Saturday, 19 January 2013

Forest, mines, farmland: Liberia is for sale

Liberia is selling itself slice by slice nine years after a terrible civil conflict finally came to an end, offering valuable resources to the highest bidder even though that could kindle tension among a population that often feels it is being sold out.

The chairman of the Liberia Land Commission, Othello Brandy, says that 57.5 percent of the nation's territory has been alloted via concessions, for a total of 5.6 million hectares (13.8 million acres), of which a little more than one million hectares represented agricultural land.

Alfred Brownell, a lawyer who founded the non-governmental organisation Green Advocates estimates that at least 120 foreign companies have signed concessions contracts in Liberia, a country the size of Portugal that was colonised by freed black slaves from the United States.

"Over the last six years it has been an avalanche," Brownell said, before explaining that Liberia, a western Africa country that suffered 15 years of war from 1989 to 2003, lacked the expertise to develop by itself.

"There is no capacity of absorption in Liberia, no skills, no trained people," Brownell noted, "we will depend on foreign experts."

The lawyer defends Liberian communities that are affected by palm oil plantations and warns: "If we get back to war, it will be on land."

The United Nations still maintains a peacekeeping force in Liberia and a panel warned in early December of the potential for land conflicts.

Its report underscored "numerous underlying conflicts of title as well as violations of landowners rights," and added: "This has the potential to undermine peace and security in outlying rural areas."

But Liberian President Ellen Johnson Sirleaf, who was awarded the Nobel Peace Prize in 2011, is under pressure to rebuild the nation's economy, Brandy said.

He noted: "It's like repairing a moving car, extremely difficult."

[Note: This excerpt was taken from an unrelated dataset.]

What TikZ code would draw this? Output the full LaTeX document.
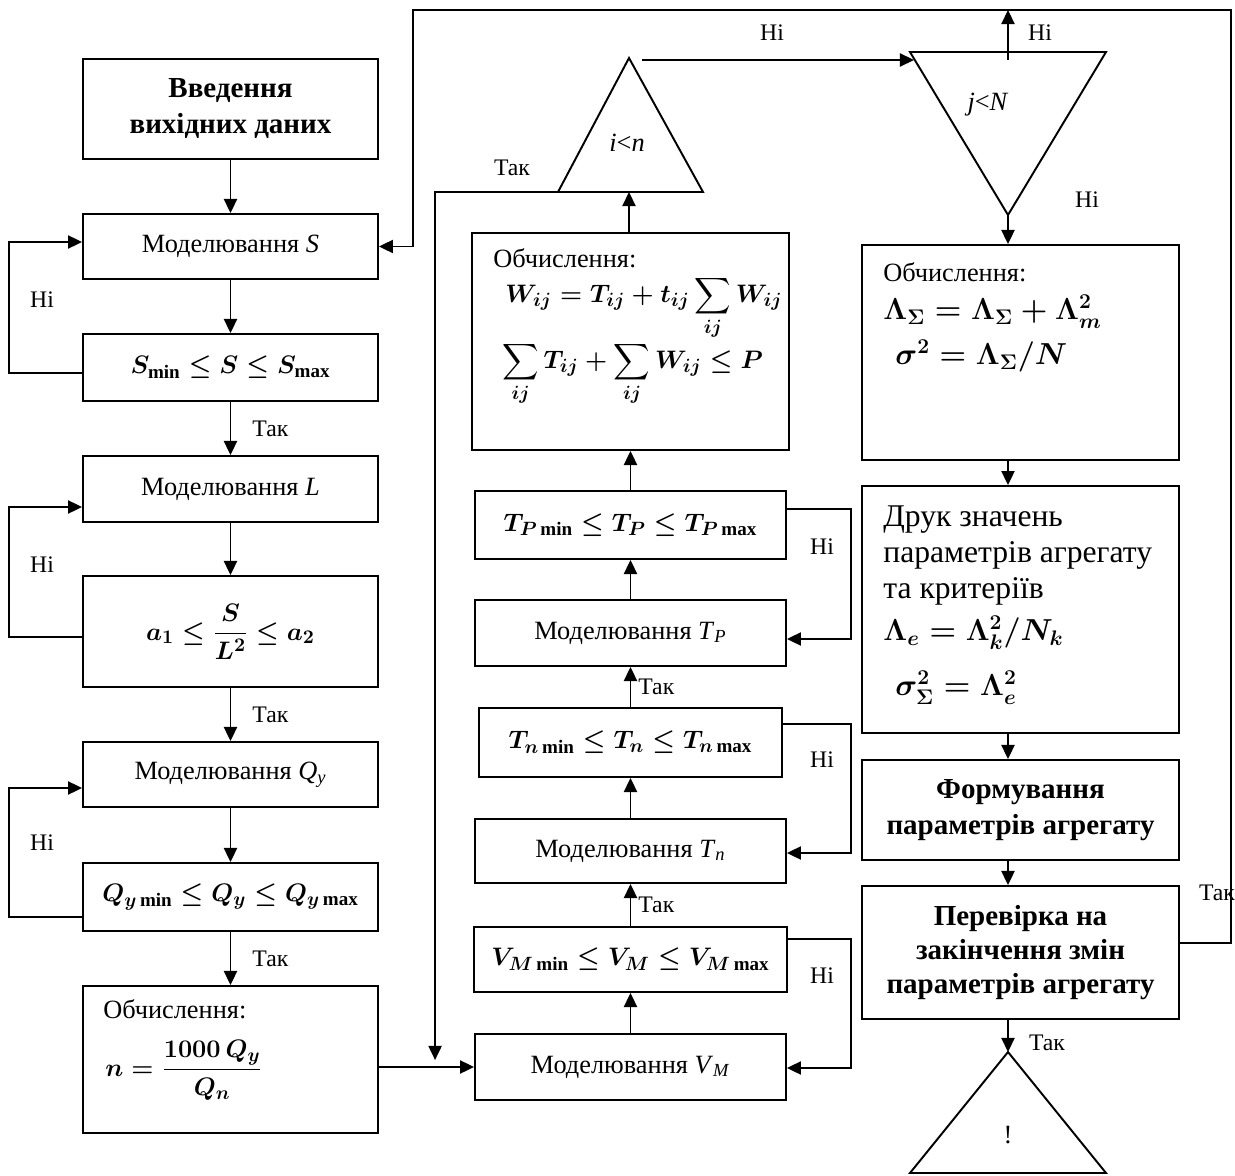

In most cases, land concessions are negotiated in the capital Monrovia, far from those who are directly affected.

Interior Affairs Minister Blamoh Nelson explained that "the government signs for a general territory, areas of interest," and then the company involved goes to the area to meet "traditional groups and customary leaders to limit the boundaries."

Nelson acknowledged that local chiefs do not always "understand what they signed."

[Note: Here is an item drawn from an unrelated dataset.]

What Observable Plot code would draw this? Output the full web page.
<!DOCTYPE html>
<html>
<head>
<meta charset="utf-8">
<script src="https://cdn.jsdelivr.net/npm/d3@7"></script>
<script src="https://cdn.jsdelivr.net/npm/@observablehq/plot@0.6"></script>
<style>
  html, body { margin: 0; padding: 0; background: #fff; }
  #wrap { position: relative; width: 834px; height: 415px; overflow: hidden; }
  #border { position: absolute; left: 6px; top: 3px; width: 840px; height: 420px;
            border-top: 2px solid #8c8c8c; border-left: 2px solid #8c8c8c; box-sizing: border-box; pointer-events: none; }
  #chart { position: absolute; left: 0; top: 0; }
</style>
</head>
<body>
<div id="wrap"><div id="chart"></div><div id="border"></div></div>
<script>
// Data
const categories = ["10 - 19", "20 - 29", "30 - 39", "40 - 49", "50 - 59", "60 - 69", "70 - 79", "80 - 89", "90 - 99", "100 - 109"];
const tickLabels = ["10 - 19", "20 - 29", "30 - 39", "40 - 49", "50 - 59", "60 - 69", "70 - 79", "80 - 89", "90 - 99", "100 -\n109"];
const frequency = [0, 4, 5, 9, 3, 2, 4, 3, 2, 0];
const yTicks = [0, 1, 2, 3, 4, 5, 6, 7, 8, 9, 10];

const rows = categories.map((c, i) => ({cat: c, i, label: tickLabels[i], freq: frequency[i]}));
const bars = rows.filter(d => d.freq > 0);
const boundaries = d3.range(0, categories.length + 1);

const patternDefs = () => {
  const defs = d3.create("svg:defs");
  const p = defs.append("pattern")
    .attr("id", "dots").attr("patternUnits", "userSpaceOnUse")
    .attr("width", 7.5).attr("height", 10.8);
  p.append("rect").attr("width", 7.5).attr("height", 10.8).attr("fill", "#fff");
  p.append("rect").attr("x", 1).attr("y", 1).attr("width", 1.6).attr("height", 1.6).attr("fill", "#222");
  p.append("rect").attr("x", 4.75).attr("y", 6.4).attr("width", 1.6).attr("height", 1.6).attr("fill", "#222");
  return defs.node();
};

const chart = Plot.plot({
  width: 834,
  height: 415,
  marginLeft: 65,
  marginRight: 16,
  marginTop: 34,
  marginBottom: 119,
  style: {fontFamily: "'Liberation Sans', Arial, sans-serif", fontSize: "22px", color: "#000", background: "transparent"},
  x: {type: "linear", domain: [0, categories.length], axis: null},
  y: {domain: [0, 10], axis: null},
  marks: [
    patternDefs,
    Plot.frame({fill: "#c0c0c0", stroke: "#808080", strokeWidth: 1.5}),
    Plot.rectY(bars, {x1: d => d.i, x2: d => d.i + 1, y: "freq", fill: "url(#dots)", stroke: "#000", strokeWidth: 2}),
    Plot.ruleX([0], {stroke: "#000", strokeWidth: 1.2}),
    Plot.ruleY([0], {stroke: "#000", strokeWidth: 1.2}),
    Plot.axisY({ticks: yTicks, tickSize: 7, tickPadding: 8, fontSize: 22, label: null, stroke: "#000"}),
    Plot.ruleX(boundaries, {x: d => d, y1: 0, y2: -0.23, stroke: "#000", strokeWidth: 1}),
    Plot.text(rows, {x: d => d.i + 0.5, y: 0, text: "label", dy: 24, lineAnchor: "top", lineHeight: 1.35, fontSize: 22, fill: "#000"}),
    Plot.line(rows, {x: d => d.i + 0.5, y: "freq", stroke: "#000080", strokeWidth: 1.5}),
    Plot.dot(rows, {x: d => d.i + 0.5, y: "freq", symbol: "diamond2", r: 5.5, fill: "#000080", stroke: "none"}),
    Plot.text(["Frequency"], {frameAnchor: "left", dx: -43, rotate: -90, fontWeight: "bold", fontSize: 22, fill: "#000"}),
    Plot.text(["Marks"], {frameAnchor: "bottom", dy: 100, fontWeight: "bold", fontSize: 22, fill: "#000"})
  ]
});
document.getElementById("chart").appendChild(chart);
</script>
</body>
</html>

An early example of a Liberian concession was one signed in 1926 with US tyre maker Firestone which acquired the rights to a half million hectares near Monrovia, but ended up producing "not even a rubber band," according to Brownell.

More recently diamonds, gold and wood earned fortunes for Liberian warlords until former president Charles Taylor was ousted in 2003 and the UN voted sanctions against international trade in "blood wood."

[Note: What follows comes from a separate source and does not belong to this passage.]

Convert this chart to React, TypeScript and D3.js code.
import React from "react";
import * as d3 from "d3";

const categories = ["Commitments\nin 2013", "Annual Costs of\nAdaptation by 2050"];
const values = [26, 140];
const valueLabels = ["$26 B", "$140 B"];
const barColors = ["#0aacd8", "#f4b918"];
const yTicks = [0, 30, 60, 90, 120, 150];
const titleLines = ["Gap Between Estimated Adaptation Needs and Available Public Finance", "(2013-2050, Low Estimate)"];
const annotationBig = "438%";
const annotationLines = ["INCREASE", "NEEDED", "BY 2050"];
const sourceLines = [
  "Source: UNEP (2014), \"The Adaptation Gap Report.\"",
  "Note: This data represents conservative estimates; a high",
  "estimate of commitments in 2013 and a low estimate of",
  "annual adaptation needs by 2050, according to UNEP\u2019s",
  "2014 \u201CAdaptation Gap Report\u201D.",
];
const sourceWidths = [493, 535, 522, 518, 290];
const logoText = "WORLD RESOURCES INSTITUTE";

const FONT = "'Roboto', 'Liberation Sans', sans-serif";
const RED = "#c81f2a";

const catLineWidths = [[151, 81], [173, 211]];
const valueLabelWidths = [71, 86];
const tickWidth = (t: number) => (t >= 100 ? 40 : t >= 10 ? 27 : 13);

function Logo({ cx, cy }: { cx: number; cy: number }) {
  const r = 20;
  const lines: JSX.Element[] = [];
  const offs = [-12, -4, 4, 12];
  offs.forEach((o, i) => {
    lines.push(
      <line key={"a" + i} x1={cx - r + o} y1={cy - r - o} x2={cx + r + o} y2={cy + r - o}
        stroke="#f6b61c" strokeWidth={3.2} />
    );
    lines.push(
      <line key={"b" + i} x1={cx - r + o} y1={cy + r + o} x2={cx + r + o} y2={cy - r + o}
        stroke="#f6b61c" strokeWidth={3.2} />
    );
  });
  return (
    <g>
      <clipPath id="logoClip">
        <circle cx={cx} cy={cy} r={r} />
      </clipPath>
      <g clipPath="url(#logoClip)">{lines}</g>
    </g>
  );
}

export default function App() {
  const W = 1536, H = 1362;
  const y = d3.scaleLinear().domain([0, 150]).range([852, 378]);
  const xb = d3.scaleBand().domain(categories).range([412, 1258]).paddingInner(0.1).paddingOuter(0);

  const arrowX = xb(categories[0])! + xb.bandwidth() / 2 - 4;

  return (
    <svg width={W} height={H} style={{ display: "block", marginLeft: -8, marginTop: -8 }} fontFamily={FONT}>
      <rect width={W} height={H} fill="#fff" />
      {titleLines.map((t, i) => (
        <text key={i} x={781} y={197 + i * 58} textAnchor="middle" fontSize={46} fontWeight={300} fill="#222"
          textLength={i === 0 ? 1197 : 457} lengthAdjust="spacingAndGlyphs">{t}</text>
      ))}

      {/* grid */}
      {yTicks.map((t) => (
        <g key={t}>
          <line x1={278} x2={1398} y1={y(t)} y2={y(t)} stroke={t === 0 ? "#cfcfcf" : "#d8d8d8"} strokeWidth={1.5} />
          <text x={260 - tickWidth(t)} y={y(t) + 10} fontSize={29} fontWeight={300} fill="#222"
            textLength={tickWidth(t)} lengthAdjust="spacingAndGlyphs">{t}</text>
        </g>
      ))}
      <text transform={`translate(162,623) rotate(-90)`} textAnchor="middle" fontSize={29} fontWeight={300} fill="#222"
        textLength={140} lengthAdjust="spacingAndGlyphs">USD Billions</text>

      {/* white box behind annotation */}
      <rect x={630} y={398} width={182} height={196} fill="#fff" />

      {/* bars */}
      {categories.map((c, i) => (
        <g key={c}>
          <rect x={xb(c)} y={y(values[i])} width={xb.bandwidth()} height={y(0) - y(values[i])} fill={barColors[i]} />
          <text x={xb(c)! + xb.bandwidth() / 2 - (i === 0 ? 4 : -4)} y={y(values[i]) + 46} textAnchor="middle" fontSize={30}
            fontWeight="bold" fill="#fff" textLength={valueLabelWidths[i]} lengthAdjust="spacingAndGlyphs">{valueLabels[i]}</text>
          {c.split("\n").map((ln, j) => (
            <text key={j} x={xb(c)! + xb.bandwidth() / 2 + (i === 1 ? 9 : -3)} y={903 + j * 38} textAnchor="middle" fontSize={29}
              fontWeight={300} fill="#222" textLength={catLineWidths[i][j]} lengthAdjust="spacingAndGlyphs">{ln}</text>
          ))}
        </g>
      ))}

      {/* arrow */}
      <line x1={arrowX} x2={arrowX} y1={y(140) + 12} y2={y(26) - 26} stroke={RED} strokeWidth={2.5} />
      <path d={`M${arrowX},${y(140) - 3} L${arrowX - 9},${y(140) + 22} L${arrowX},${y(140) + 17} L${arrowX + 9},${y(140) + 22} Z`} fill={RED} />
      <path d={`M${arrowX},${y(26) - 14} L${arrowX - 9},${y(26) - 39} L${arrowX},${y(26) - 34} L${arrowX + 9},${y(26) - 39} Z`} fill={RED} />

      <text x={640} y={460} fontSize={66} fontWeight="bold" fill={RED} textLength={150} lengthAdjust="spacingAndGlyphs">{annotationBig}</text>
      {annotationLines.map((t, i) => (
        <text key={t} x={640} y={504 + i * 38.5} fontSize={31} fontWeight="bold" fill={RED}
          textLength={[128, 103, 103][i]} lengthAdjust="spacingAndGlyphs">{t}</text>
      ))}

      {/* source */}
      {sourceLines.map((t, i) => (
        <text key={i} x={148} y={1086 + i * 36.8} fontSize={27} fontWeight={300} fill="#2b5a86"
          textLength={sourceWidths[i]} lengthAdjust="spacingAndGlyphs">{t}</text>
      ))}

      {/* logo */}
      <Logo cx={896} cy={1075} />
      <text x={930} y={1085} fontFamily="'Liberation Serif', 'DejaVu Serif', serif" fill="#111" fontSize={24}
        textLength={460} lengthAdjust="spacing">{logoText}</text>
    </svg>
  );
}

Sirleaf annulled many controversial deals but has also signed new ones covering agricultural, forestry, mineral and offshore oil resources.

"The false assumption is that the government owns the land," Brownell said.

That situation is often seen elsewhere in Africa, the continent now most coveted by foreign investors owing to its vast natural resources.

Paul Mathieu, a specialist in land rights for the UN Food and Agriculture Organization, estimates that "80 percent of rural land rights are either not documented at all or else only in vague terms because governments consider themselves the land owners."

In Liberia, agriculture accounts for 61 percent of the nation's total economic output.

In southern Liberia, 220,000 hectares have been ceded for 93 years to the Indonesian group Golden Veroleum Liberia (GVL) to produce palm oil, and on which around 200 families now live.

"Each of them can tell you which tree, which stream is theirs," said Bestman Weagba, a 65-year-old who refused to abandon his home to GVL, and continues to grow casava, a kind of manioc, and plantains to feed his family.

UN official Olivier de Schutter said that "in more than half the cases, there was no consultation with the population," and emphasised that such deals are "a windfall for the government."

Sirleaf, a former World Bank economist, has applied a policy that was long favoured by that institution but which has been called into question since, promoting export products and crops even if it means importing food.

But in 2009 she set up the commission headed by Brandy that was tasked with defining property rights, which if adopted would finally guarantee those of local communities across the country.

Brandy, who trained as an agronomist, hopes it will help guarantee the country's food security.

"There is still enough land but the window (of opportunity) is closing, this means that this commission is under pressure to do some major stuff," he acknowledged.